最後は志ん生の息子と一緒に高座にいたので、一門に復帰して頑張っていくようです。良かった。
これが君の見せたい日本かね
1940年の東京オリンピックを招致する際には嘉納先生に「今の日本を世界に見せられるか」と問いかけました。あのときは嘉納先生が「オリンピックはやる!」と堅い決意でエジプトまで行き、その帰りに病に斃れたのでした。
今度は閉会式で、嘉納先生からまーちゃんに「これが君の見せたい日本かね」と問いかけがありました。「はい! いかがでしょう!」と自信を持って答えているまーちゃんが最高でした。
肌の色、民族、宗教に関係なく様々な人が入り乱れて歩いた閉会式は、まさにまーちゃんが思い描いていたオリンピックの姿。
「田畑、ありがとう」との嘉納先生の言葉があったあと、岩ちんが入ってくるあたりもいいですね。事務総長の立場にあった時から、退いた後もまーちゃんと一緒にオリンピックの準備をしていた岩ちん。彼に「岩田くん、ありがとう」と嘉納先生がしたようにお礼を言っているシーンがとても良かったです。この時だけ真面目に「岩田くん」と呼んでいるのもグッときます。
例のエピソード
エンディング中とかスタッフロール中に追加のエピソードが入るのは鉄板ですね。映画とかでもスタッフロール中に電話がかかってきて、「誰ね? 携帯の電源ば切らんね」と思ったら主人公の携帯電話で、最後にもう1エピソード入る、みたいなのはワクワクします。こういうのがあるので映画だとスタッフロールは最後まで見るタイプです。
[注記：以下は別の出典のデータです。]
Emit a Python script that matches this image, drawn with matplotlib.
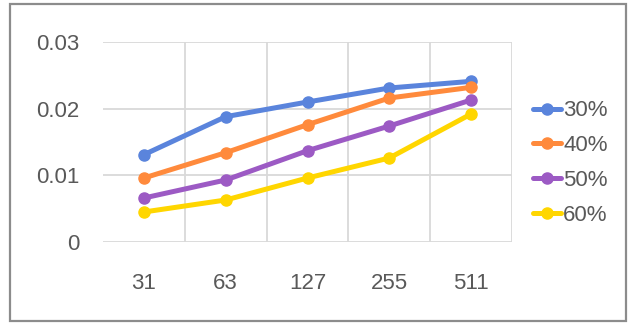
import matplotlib
matplotlib.use("Agg")
import matplotlib.pyplot as plt
from matplotlib.patches import Rectangle

# data
categories = ["31", "63", "127", "255", "511"]
series_names = ["30%", "40%", "50%", "60%"]
s30 = [0.0131, 0.0188, 0.0210, 0.0231, 0.0241]
s40 = [0.0096, 0.0134, 0.0176, 0.0216, 0.0232]
s50 = [0.0066, 0.0093, 0.0137, 0.0174, 0.0213]
s60 = [0.0045, 0.0063, 0.0096, 0.0126, 0.0192]
yticks = [0, 0.01, 0.02, 0.03]
ytick_labels = ["0", "0.01", "0.02", "0.03"]

colors = ["#5A84DC", "#FF8A3C", "#9C5AC4", "#FFD600"]

plt.rcParams["font.family"] = ["Liberation Sans", "DejaVu Sans"]
text_color = "#595959"

fig = plt.figure(figsize=(6.3, 3.23), dpi=100)
ax = fig.add_axes([103 / 630, 1 - 242 / 323, 409 / 630, 200 / 323])

x = list(range(len(categories)))
for vals, name, c in zip([s30, s40, s50, s60], series_names, colors):
    ax.plot(x, vals, color=c, linewidth=3.6, marker="o", markersize=8,
            label=name, solid_capstyle="round", zorder=3)

ax.set_xlim(-0.5, len(categories) - 0.5)
ax.set_ylim(0, 0.03)
ax.set_yticks(yticks)
ax.set_yticklabels(ytick_labels)
ax.set_xticks(x)
ax.set_xticklabels(categories)

# category boundaries for vertical gridlines
for b in [i + 0.5 for i in range(len(categories))]:
    ax.axvline(b, color="#D9D9D9", linewidth=1.3, zorder=1)
for yv in yticks:
    ax.axhline(yv, color="#D9D9D9", linewidth=1.3, zorder=1)

for s in ax.spines.values():
    s.set_visible(False)
ax.tick_params(axis="both", length=0, labelsize=16, colors=text_color)
ax.tick_params(axis="y", pad=17)
ax.tick_params(axis="x", pad=22)

fig.legend(loc="center left", bbox_to_anchor=(533 / 630, 1 - 163 / 323),
           frameon=False, fontsize=16, handlelength=1.25, handletextpad=0.1,
           labelspacing=0.62, borderpad=0, borderaxespad=0, labelcolor=text_color)

# outer chart border
fig.patches.append(Rectangle((10 / 630, 2 / 323), 616 / 630, 317 / 323,
                             transform=fig.transFigure, fill=False,
                             edgecolor="#8C8C8C", linewidth=1.6))

fig.savefig("out.png", dpi=100)
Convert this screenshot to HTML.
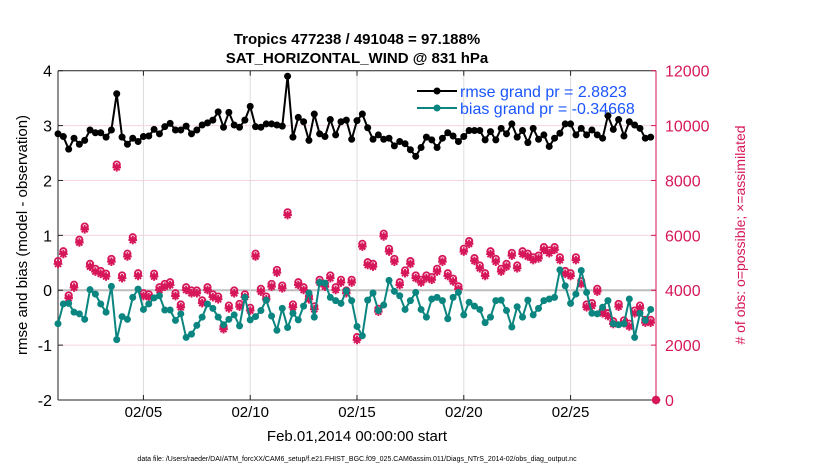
<!DOCTYPE html>
<html><head><meta charset="utf-8"><style>
html,body{margin:0;padding:0;background:#fff;}
svg{display:block;font-family:"Liberation Sans",Arial,sans-serif;}
</style></head><body>
<svg id="chart" width="830" height="470" viewBox="0 0 830 470">
<text x="357" y="44" text-anchor="middle" font-size="15" font-weight="bold">Tropics 477238 / 491048 = 97.188%</text>
<text x="357" y="63" text-anchor="middle" font-size="15" font-weight="bold">SAT_HORIZONTAL_WIND @ 831 hPa</text>
<g id="grid"></g>
<g id="axes"></g>
<g id="marks"></g>
<text x="357" y="441" text-anchor="middle" font-size="15">Feb.01,2014 00:00:00 start</text>
<text transform="translate(27,235) rotate(-90)" text-anchor="middle" font-size="15">rmse and bias (model - observation)</text>
<text transform="translate(745,235) rotate(-90)" text-anchor="middle" font-size="14" fill="#d6175a"># of obs: o=possible; ×=assimilated</text>
<text x="357" y="461" text-anchor="middle" font-size="7">data file: /Users/raeder/DAI/ATM_forcXX/CAM6_setup/f.e21.FHIST_BGC.f09_025.CAM6assim.011/Diags_NTrS_2014-02/obs_diag_output.nc</text>
<g>
<line x1="417" y1="91" x2="457" y2="91" stroke="#000" stroke-width="2"/>
<circle cx="437" cy="91" r="3.5" fill="#000"/>
<text x="460" y="97" font-size="16" fill="#1a55ff">rmse grand pr = 2.8823</text>
<line x1="417" y1="108" x2="457" y2="108" stroke="#0b8580" stroke-width="2"/>
<circle cx="437" cy="108" r="3.5" fill="#0b8580"/>
<text x="460" y="114" font-size="16" fill="#1a55ff">bias grand pr = -0.34668</text>
</g>
</svg>
<script>
const xTickDays=[5,10,15,20,25];
const xTickLabels=["02/05","02/10","02/15","02/20","02/25"];
const leftTicks=[-2,-1,0,1,2,3,4];
const rightTicks=[0,2000,4000,6000,8000,10000,12000];
const rmse=[2.85,2.80,2.57,2.77,2.66,2.73,2.92,2.87,2.87,2.79,2.92,3.58,2.79,2.66,2.77,2.71,2.80,2.81,2.93,2.85,2.98,3.04,2.92,2.92,2.99,2.85,2.92,3.01,3.05,3.10,3.25,2.97,3.24,3.01,2.97,3.10,3.35,2.98,2.97,3.03,3.03,3.01,2.99,3.90,2.79,3.15,3.07,2.73,3.21,2.85,2.80,3.11,2.83,
3.07,3.10,2.75,3.09,3.21,2.96,2.75,2.83,2.75,2.77,2.63,2.71,2.67,2.56,2.44,2.60,2.79,2.74,2.60,2.77,2.87,2.81,2.71,2.80,2.91,2.91,2.91,2.74,2.89,2.74,2.95,2.85,3.03,2.79,2.91,2.69,2.95,2.75,2.83,2.62,2.77,2.86,3.03,3.03,2.83,2.95,2.83,2.92,2.83,2.77,3.18,2.93,3.11,2.81,3.07,3.01,2.95,2.77,2.79];
const bias=[-0.61,-0.25,-0.24,-0.40,-0.43,-0.53,0.01,-0.07,-0.25,-0.40,0.07,-0.90,-0.48,-0.53,-0.13,0.02,-0.35,-0.25,-0.14,-0.10,-0.36,-0.36,-0.55,-0.43,-0.86,-0.80,-0.64,-0.49,-0.25,-0.33,-0.49,-0.63,-0.53,-0.45,-0.65,-0.13,-0.54,-0.48,-0.37,-0.18,-0.47,-0.73,-0.33,-0.68,-0.42,-0.54,-0.29,-0.05,-0.49,0.14,0.13,-0.13,-0.19,
-0.24,-0.01,-0.19,-0.66,-0.83,-0.18,-0.05,-0.37,-0.27,0.18,-0.02,-0.10,-0.35,-0.19,-0.04,-0.35,-0.49,-0.16,-0.13,-0.19,-0.52,-0.13,-0.04,-0.45,-0.22,-0.29,-0.35,-0.59,-0.49,-0.19,-0.18,-0.37,-0.67,-0.30,-0.49,-0.18,-0.45,-0.33,-0.19,-0.16,-0.13,0.37,0.08,-0.24,-0.07,0.36,-0.04,-0.42,-0.43,-0.31,-0.19,-0.61,-0.63,-0.61,-0.16,-0.86,-0.42,-0.55,-0.35];
const obsAssim=[4960,5320,3710,4100,5740,6220,4860,4680,4600,4500,5040,8480,4440,5230,5830,4520,3790,3750,4500,4010,4130,4190,3790,3380,4010,3890,3890,3530,4010,3750,3670,2580,3340,3890,3400,3750,3260,5230,3950,3670,4130,4640,4070,6740,3380,4190,4010,3670,3310,4280,4130,4440,4010,
4280,3890,4280,2190,5590,4920,4860,3220,5960,5410,5040,4190,4620,4960,4440,4280,4440,4380,4680,5040,4520,4320,4040,5410,5690,5070,4800,4520,5320,5040,4680,4860,5260,4800,5320,5230,5100,5160,5470,5350,5470,5100,4600,4520,5100,4230,3380,3430,3950,3160,3060,2770,3400,2800,2680,3160,3340,2820,2820,0];
const obsPossible=[5060,5420,3810,4200,5840,6320,4960,4780,4700,4600,5140,8580,4540,5330,5930,4620,3890,3850,4600,4110,4230,4290,3890,3480,4110,3990,3990,3630,4110,3850,3770,2680,3440,3990,3500,3850,3360,5330,4050,3770,4230,4740,4170,6840,3480,4290,4110,3770,3410,4380,4230,4540,4110,
4380,3990,4380,2290,5690,5020,4960,3320,6060,5510,5140,4290,4720,5060,4540,4380,4540,4480,4780,5140,4620,4420,4140,5510,5790,5170,4900,4620,5420,5140,4780,4960,5360,4900,5420,5330,5200,5260,5570,5450,5570,5200,4700,4620,5200,4330,3480,3530,4050,3260,3160,2870,3500,2900,2780,3260,3440,2920,2920,0];

const NS='http://www.w3.org/2000/svg';
const L=58,R=656,T=70.7,B=400;
const xDay=d=>L+(d-1)/28*(R-L);
const xIdx=i=>L+(i*0.25)/28*(R-L);
const yL=v=>B-(v+2)/6*(B-T);
const yR=c=>B-c/12000*(B-T);
function mk(tag,attrs,parent){const e=document.createElementNS(NS,tag);for(const k in attrs)e.setAttribute(k,attrs[k]);parent.appendChild(e);return e;}
const grid=document.getElementById('grid'),axes=document.getElementById('axes'),marks=document.getElementById('marks');
leftTicks.forEach(v=>{if(v===-2||v===4)return;
 const g=mk('line',{x1:L,x2:R,y1:yL(v),y2:yL(v),stroke:v===0?'#bdbdbd':'#f6d3df','stroke-width':v===0?2:1},grid);
 
 });
xTickDays.forEach((d,i)=>{
 const g=mk('line',{x1:xDay(d),x2:xDay(d),y1:T,y2:B,stroke:'#dcdcdc','stroke-width':1},grid);
 
 
 const t=mk('text',{x:xDay(d),y:417,'text-anchor':'middle','font-size':15},axes);t.textContent=xTickLabels[i];
 
 
 mk('line',{x1:xDay(d),x2:xDay(d),y1:B,y2:B-5,stroke:'#222'},axes);
 mk('line',{x1:xDay(d),x2:xDay(d),y1:T,y2:T+5,stroke:'#222'},axes);
});
mk('line',{x1:L,x2:R,y1:T,y2:T,stroke:'#222','stroke-width':1},axes);
mk('line',{x1:L,x2:R,y1:B,y2:B,stroke:'#222','stroke-width':1},axes);
mk('line',{x1:L,x2:L,y1:T,y2:B,stroke:'#222','stroke-width':1},axes);
mk('line',{x1:R,x2:R,y1:T,y2:B,stroke:'#d6175a','stroke-width':1},axes);
leftTicks.forEach(v=>{
 mk('line',{x1:L,x2:L+5,y1:yL(v),y2:yL(v),stroke:'#222'},axes);
 const t=mk('text',{x:52,y:yL(v)+6,'text-anchor':'end','font-size':16},axes);t.textContent=v;
 
 });
rightTicks.forEach(c=>{
 mk('line',{x1:R-5,x2:R,y1:yR(c),y2:yR(c),stroke:'#d6175a'},axes);
 const t=mk('text',{x:665,y:yR(c)+6,'font-size':16,fill:'#d6175a'},axes);t.textContent=c;
 
 });
const CR='#d6175a';
obsAssim.forEach((c,i)=>{
 const x=xIdx(i),y=yR(c),s=4.3;
 const g=mk('g',{stroke:CR,'stroke-width':2},marks);
 
 
 mk('line',{x1:x-s,x2:x+s,y1:y,y2:y},g);
 mk('line',{x1:x,x2:x,y1:y-s,y2:y+s},g);
 mk('line',{x1:x-s*0.7,x2:x+s*0.7,y1:y-s*0.7,y2:y+s*0.7},g);
 mk('line',{x1:x-s*0.7,x2:x+s*0.7,y1:y+s*0.7,y2:y-s*0.7},g);
});
obsPossible.forEach((c,i)=>{
 const p=mk('circle',{cx:xIdx(i),cy:yR(c),r:3.2,fill:'none',stroke:CR,'stroke-width':1.8},marks);
 
 
});
function series(arr,color,name){
 const pts=arr.map((v,i)=>xIdx(i).toFixed(1)+','+yL(v).toFixed(1)).join(' ');
 const pl=mk('polyline',{points:pts,fill:'none',stroke:color,'stroke-width':2,'stroke-linejoin':'round'},marks);
 
 
 arr.forEach((v,i)=>{const c=mk('circle',{cx:xIdx(i),cy:yL(v),r:3.5,fill:color},marks);
  
  });
}
series(bias,'#0b8580','bias');
series(rmse,'#000','rmse');
</script>
</body></html>
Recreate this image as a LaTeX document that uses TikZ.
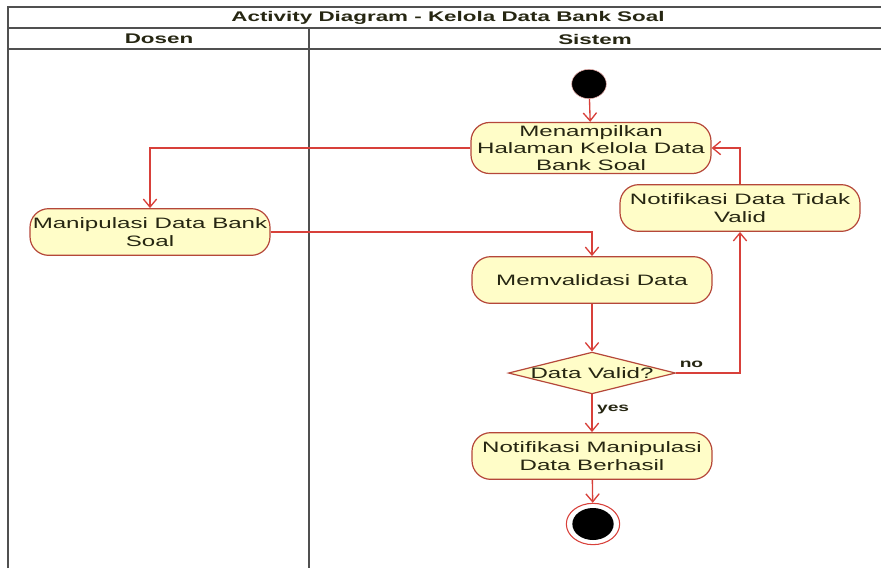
\documentclass[tikz,border=0pt]{standalone}
\usepackage{fontspec}
\setmainfont[FakeStretch=1.6]{Liberation Sans}
\usetikzlibrary{arrows.meta,positioning,shapes.geometric}
\definecolor{flowred}{HTML}{D8403A}
\definecolor{boxedge}{HTML}{B5473A}
\definecolor{boxfill}{HTML}{FFFDC8}
\definecolor{laneline}{HTML}{505050}
\definecolor{ink}{HTML}{262612}

\begin{document}
\begin{tikzpicture}[x=0.75pt,y=-0.75pt,font=\fontsize{11.3}{13}\selectfont,text=ink,
  act/.style={draw=boxedge,fill=boxfill,line width=0.9pt,rounded corners=14pt,
              minimum width=180pt,minimum height=35pt,align=center,inner sep=2pt},
  decide/.style={diamond,draw=boxedge,fill=boxfill,line width=0.9pt,
                 shape aspect=4,inner sep=0pt},
  flow/.style={draw=flowred,line width=1pt,-{Straight Barb[length=6pt,width=10pt]}},
  lane/.style={draw=laneline,line width=1.2pt},
  guard/.style={font=\fontsize{9}{11}\bfseries}]
  \useasboundingbox (0,0) rectangle (881,572);
  % swimlane frame
  \draw[lane] (8,568) -- (8,7) -- (881,7);
  \draw[lane] (8,28) -- (881,28);
  \draw[lane] (8,49) -- (881,49);
  \draw[lane] (309,28) -- (309,568);
  \node[font=\fontsize{10.5}{13}\bfseries] (title) at (448,18) {Activity Diagram - Kelola Data Bank Soal};
  \node[font=\fontsize{10.5}{13}\bfseries] (dosen) at (159,39) {Dosen};
  \node[font=\fontsize{10.5}{13}\bfseries] (sistem) at (595,39) {Sistem};
  % activities
  \node[ellipse,fill=black,draw=flowred!40,minimum width=26pt,minimum height=22pt] (start) at (589,84) {};
  \node[act] (show) at (591,148) {Menampilkan\\Halaman Kelola Data\\Bank Soal};
  \node[act] (invalid) at (740,208) {Notifikasi Data Tidak\\Valid};
  \node[act] (edit) at (150,232) {Manipulasi Data Bank\\Soal};
  \node[act] (check) at (592,280) {Memvalidasi Data};
  \node[decide] (valid) at (592,373) {Data Valid?};
  \node[act] (notify) at (592,456) {Notifikasi Manipulasi\\Data Berhasil};
  \node[ellipse,draw=flowred,fill=white,line width=0.8pt,minimum width=40pt,minimum height=31pt] (end) at (593,524) {};
  \node[ellipse,fill=black,minimum width=31pt,minimum height=24pt] (endcore) at (end.center) {};
  % flows
  \draw[flow] (start) -- (show);
  \draw[flow] (show.west) -| (edit.north);
  \draw[flow] (edit.east) -| (check.north);
  \draw[flow] (check) -- (valid);
  \draw[flow] (valid.east) -| node[pos=0.12,above,guard] {no} (invalid.south);
  \draw[flow] (invalid.north) |- (show.east);
  \draw[flow] (valid) -- node[right,pos=0.4,guard] {yes} (notify);
  \draw[flow] (notify) -- (end);
\end{tikzpicture}
\end{document}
四三さんがストックホルムオリンピックのゴールを果たすシーンは必ず入るものと思ってましたが、なかなか出てこないので「ガチで東京オリンピックで終わらすのかな?」と正直不安になっていました。
それがスタッフロール中に手紙が届くとか、個人的にめっちゃ好きな演出でした。しかもリアル四三さんの映像を使うなんて。四三さんの70過ぎとは思えない元気な走りを見られて良かったです。
ストックホルムオリンピックのマラソンとして54年8ヶ月6日5時間32分20秒3が記録されました。走っている間に結婚して、子供も生まれて、孫までできました、なんてドラマチックです。
最終回で主人公が生きてる大河
も新鮮でいいですね。喪失感がないので気持ちよく新年を迎えられそうです。
嘉納先生だけは物語の途中で逝去されましたが、金栗四三と田畑政治、志ん生は生きたまま物語が終わりました。
大河ドラマという枠で考えたら嘉納先生が主人公なのかも? 実際、彼がいなかったら日本はオリンピックに参加するのはだいぶ先になっていたかもしれませんし、そもそも存在を知らなかったかもしれませんからね。
まとめ
最初はクロノトリガーのごとくぽんぽん時代が飛んでいたのでついていくのが大変でした。しかし、なんだかんだ最後まで見ていると東京オリンピックの時代に伏線がガンガン回収されていくのが気持ちよかったです。
全部見た人はなかなかのマイノリティ(あなたと私しか見てないかも……?)ですが、全部通して見ると良くできていたお話だったと思います。恥ずかしながら最後の方は毎回泣いていたかもしれません。
最終回は長く準備をしてきた文化祭当日のようなカタルシスがありました。閉会式で花火が上がるシーンは本当にお祭りが終わるんだな、なんて感じでした。